Despite the clustering of infections within ethnic groups, there was high genetic diversity and limited population structure for both Plasmodium species. Locally increased prevalence of infection in low transmission settings can arise from localized, small outbreaks, in which case, expansion of clonal or nearly related lineages would be expected [42,43,44]; however, this was not the case in this study in the CHT. The high diversity of parasite populations within villages and absence of population structure reflects ongoing transmission at a sufficiently high level to maintain genetic diversity, and that increased prevalence among certain ethnicities is not the result of within-village transmission of possibly imported cases. A similar pattern of high diversity and lack of population structure despite low transmission has also been observed in other sites, such as in Senegal, South Africa, and Eswanti [34, 45, 46], and suggests that local transmission is likely to be higher than previously predicted [46].

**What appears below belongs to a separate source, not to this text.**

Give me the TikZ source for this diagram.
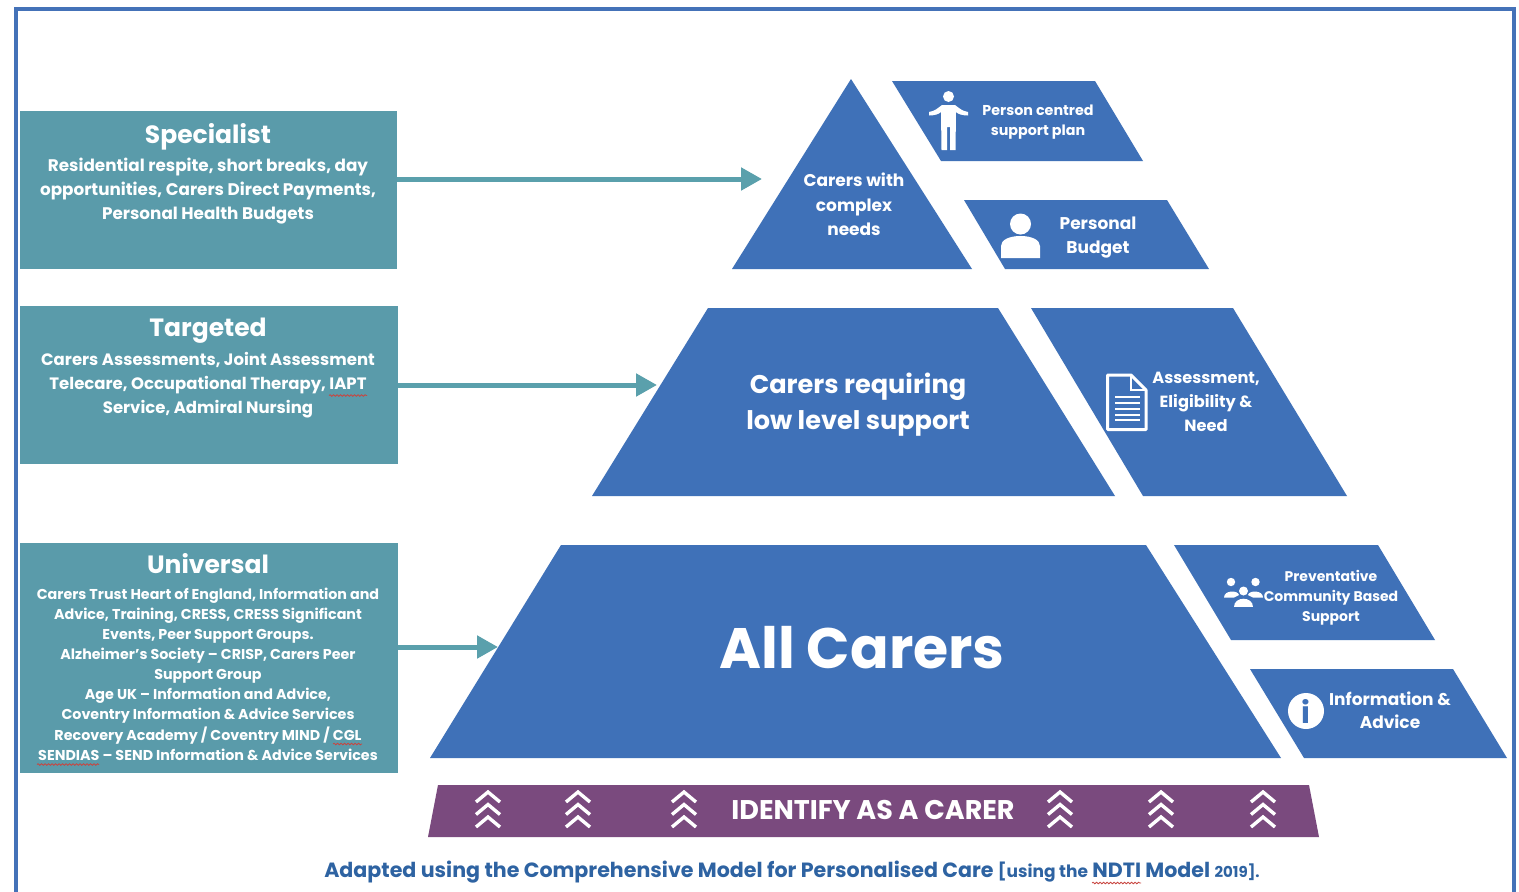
\documentclass[tikz,border=0pt]{standalone}
\usepackage{fontspec}
\setmainfont{Poppins}
\usetikzlibrary{arrows.meta,decorations.pathmorphing}
\definecolor{frameblue}{HTML}{4472B8}
\definecolor{pyrblue}{HTML}{3F71B8}
\definecolor{tealbox}{HTML}{5A9BAA}
\definecolor{tealarrow}{HTML}{5AA0AC}
\definecolor{purp}{HTML}{7A4A7E}
\definecolor{captionblue}{HTML}{2E63A2}
\definecolor{squig}{HTML}{C8453F}
\newcommand{\fs}[2]{\fontsize{#1}{#2}\selectfont}
\tikzset{
  boxnode/.style={fill=tealbox,draw=none,inner sep=0pt,anchor=north west},
  pyr/.style={fill=pyrblue,draw=none},
  flow/.style={draw=tealarrow,line width=5pt,-{Triangle[length=21pt,width=22pt]}},
  lbl/.style 2 args={text=white,align=center,inner sep=0pt,font=\bfseries\fs{#1}{#2}},
  iconw/.style={fill=white,draw=none},
  chev/.style={draw=white,line width=3.4pt,fill=none},
  squiggle/.style={draw=squig,line width=0.8pt,decorate,decoration={snake,amplitude=0.8pt,segment length=3.5pt}}
}
\newcommand{\chevrons}[1]{%
  \foreach \dy in {0,12.5,25}{
    \draw[chev] (#1-12,802+\dy) -- (#1,792+\dy) -- (#1+12,802+\dy);
  }}
\begin{document}
\begin{tikzpicture}[x=1pt,y=-1pt]
\useasboundingbox (0,0) rectangle (1519,892);
\fill[white] (0,0) rectangle (1519,892);
% frame
\draw[frameblue,line width=4pt] (15.5,892) -- (15.5,8.5) -- (1513.5,8.5) -- (1513.5,892);
% left boxes
\node[boxnode,minimum width=377pt,minimum height=158pt] (spec) at (20,111) {};
\node[boxnode,minimum width=378pt,minimum height=158pt] (targ) at (20,306) {};
\node[boxnode,minimum width=378pt,minimum height=230pt] (univ) at (20,543) {};
% pyramid shapes
\fill[pyr] (851,79) -- (972,269) -- (732,269) -- cycle;
\fill[pyr] (892,81) -- (1095,81) -- (1143,161) -- (941,161) -- cycle;
\fill[pyr] (964,200) -- (1167,200) -- (1209,269) -- (1005,269) -- cycle;
\fill[pyr] (708,308) -- (998,308) -- (1115,496) -- (592,496) -- cycle;
\fill[pyr] (1031,308) -- (1233,308) -- (1347,496) -- (1143,496) -- cycle;
\fill[pyr] (561,545) -- (1146,545) -- (1281,758) -- (430,758) -- cycle;
\fill[pyr] (1174,545) -- (1378,545) -- (1435,640) -- (1231,640) -- cycle;
\fill[pyr] (1250,669) -- (1453,669) -- (1507,758) -- (1304,758) -- cycle;
\fill[purp] (438,785) -- (1309,785) -- (1319,837) -- (428,837) -- cycle;
% arrow ends
\coordinate (tipa) at (762,179);
\coordinate (tipb) at (657,385);
\coordinate (tipc) at (498,647);
\draw[flow] (spec.east |- tipa) -- (tipa);
\draw[flow] (targ.east |- tipb) -- (tipb);
\draw[flow] (univ.east |- tipc) -- (tipc);
% left texts
\node[lbl={25}{30}] (t1) at (208,137) {Specialist};
\node[lbl={16.8}{24}] (t1b) at (208,191) {Residential respite, short breaks, day\\opportunities, Carers Direct Payments,\\Personal Health Budgets};
\node[lbl={25}{30}] (t2) at (208,331) {Targeted};
\node[lbl={16.5}{24.3}] (t2b) at (208,385) {Carers Assessments, Joint Assessment\\Telecare, Occupational Therapy, IAPT\\Service, Admiral Nursing};
\node[lbl={25}{30}] (t3) at (208,564) {Universal};
\node[lbl={14.3}{20.15}] (t3b) at (208,674) {Carers Trust Heart of England, Information and\\Advice, Training, CRESS, CRESS Significant\\Events, Peer Support Groups.\\Alzheimer’s Society – CRISP, Carers Peer\\Support Group\\Age UK – Information and Advice,\\Coventry Information \& Advice Services\\Recovery Academy / Coventry MIND / CGL\\SENDIAS – SEND Information \& Advice Services};
% squiggles
\draw[squiggle] (329,395.5) -- (367,395.5);
\draw[squiggle] (333,744) -- (362,744);
\draw[squiggle] (37,764.5) -- (99,764.5);
\draw[squiggle] (1092,883) -- (1141,883);
% pyramid labels
\node[lbl={17}{24.5}] (l1) at (854,204.5) {Carers with\\complex\\needs};
\node[lbl={14.3}{20.5}] (l2) at (1038,122) {Person centred\\support plan};
\node[lbl={17}{24}] (l3) at (1098,237.5) {Personal\\Budget};
\node[lbl={25.6}{36}] (l4) at (858,405) {Carers requiring\\low level support};
\node[lbl={16.2}{24}] (l5) at (1206,401.5) {Assessment,\\Eligibility \&\\Need};
\node[lbl={57}{66}] (l6) at (862,648) {All Carers};
\node[lbl={14}{20.2}] (l7) at (1331,597.5) {Preventative\\Community Based\\Support};
\node[lbl={17}{23.5}] (l8) at (1390,710) {Information \&\\Advice};
\node[lbl={27}{30}] (l9) at (873,810) {IDENTIFY AS A CARER};
\node[text=captionblue,font=\bfseries,inner sep=0pt] (cap) at (792,872) {\fs{20.6}{26}Adapted using the Comprehensive Model for Personalised Care {\fs{17}{26}[using the} NDTI Model {\fs{15}{26}2019].}};
% chevrons
\chevrons{488}\chevrons{578}\chevrons{684}\chevrons{1060}\chevrons{1161}\chevrons{1263}
% person icon
\fill[iconw] (948.5,96.5) circle (5.5);
\fill[iconw] (942,105) -- (955,105) .. controls (959,108) and (962,111) .. (968,112) -- (968,115.5) .. controls (962,115.5) and (958,114) .. (956,112) -- (955.5,150) -- (950,150) -- (950,127) -- (947,127) -- (947,150) -- (941.5,150) -- (941,112) .. controls (939,114) and (935,115.5) .. (929,115.5) -- (929,112) .. controls (935,111) and (938,108) .. (942,105) -- cycle;
% budget person icon
\fill[iconw] (1020.5,224) circle (10.5);
\fill[iconw] (1001,258) -- (1001,246) .. controls (1001,240) and (1009,236) .. (1020.5,236) .. controls (1032,236) and (1040,240) .. (1040,246) -- (1040,258) -- cycle;
% document icon
\draw[white,line width=3pt,line join=round] (1107.5,375) -- (1131,375) -- (1146,390) -- (1146,429.5) -- (1107.5,429.5) -- cycle;
\draw[white,line width=2.5pt] (1131,375) -- (1131,390) -- (1146,390);
\foreach \yy in {397,403,409,415,420}{\draw[white,line width=2pt] (1115,\yy) -- (1140,\yy);}
% group icon
\fill[iconw] (1231,582) circle (4.2);
\fill[iconw] (1255.5,582) circle (4.2);
\fill[iconw] (1243.5,591) circle (4.5);
\fill[iconw] (1224,597.5) .. controls (1224,590) and (1238,590) .. (1239,595) -- (1234,597.5) -- cycle;
\fill[iconw] (1263,597.5) .. controls (1263,590) and (1249,590) .. (1248,595) -- (1253,597.5) -- cycle;
\fill[iconw] (1234,607) .. controls (1234,596) and (1253,596) .. (1253,607) -- cycle;
% info icon
\fill[iconw] (1306,711) circle (18);
\node[inner sep=0pt,text=pyrblue,font=\bfseries\fs{30}{30}] (infoi) at (1305.5,711) {i};
\end{tikzpicture}
\end{document}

The causes for the pronounced differences in paras ite prevalence yet absence of any indication of small-scale transmission are unknown. Differences in behaviour, housing structure, and treatment-seeking are likely to play a role. A survey of health-seeking behaviour among five ethnic groups in the CHT in 2001 reported that the Mro had the lowest incidence of malaria (based on self-reported symptoms) and were the least likely to seek external healthcare when ill; this could reflect the greater distance to health facilities for the Mro [6]. Although this previous study did not survey any individuals from the Khumi group, both the Khumi and Mro may miss medical interventions and malaria control efforts due to their particular geographic isolation compared to other Pahari groups [6, 47]. Anecdotally, some Khumi believe that they have been excluded from government and NGO programmes aimed at Pahari due to lack of education or ability to speak Bangla [48]. National programmes are typically delivered in Bangla and sometimes with major Pahari languages e.g. Chakma and Marma [48]. An inability to communicate in these languages could present a major obstacle for seeking treatment and participating in vector control programmes. Future studies should consider social factors including participants’ bed net usage, distance to a health facility, and ability to communicate in Bangla. Alternatively, parasite heterogeneity may be attributable to human genetic factors resulting in a decreased risk of infection [49]. Lastly, stochastic effects owing to the inherent heterogeneity of infectious diseases should not be ruled out. A survey across multiple nearby villages in Papua New Guinea found prevalence of infection by PCR to range from 0 to 22% for P. falciparum and from 11 to 34% for P. vivax [50]. These villages were inhabited by the same ethnicities and similar in terms of housing and climate factors.

Although this study did not find any pfhrp2 deletions in P. falciparum samples from the CHT, a deletion has been detected in Sylet in northeastern Bangladesh near the Indian border [51]. Additionally, deletions of pfhrp2 and pfhrp3 genes have been detected in northern India [52]. Continued surveillance for such gene deletions is warranted in this area.

Conclusions

This study detected a substantial burden of subclinical Plasmodium infections clustered among the Khumi and Mro Pahari groups in the CHT. Infections were highly diverse and showed no population structure, indicating sustained transmission of parasites rather than a single, clonal outbreak. To ensure sustained progress towards malaria elimination in Bangladesh, the potential reservoir for ongoing transmission should be identified and targeted for public health control interventions.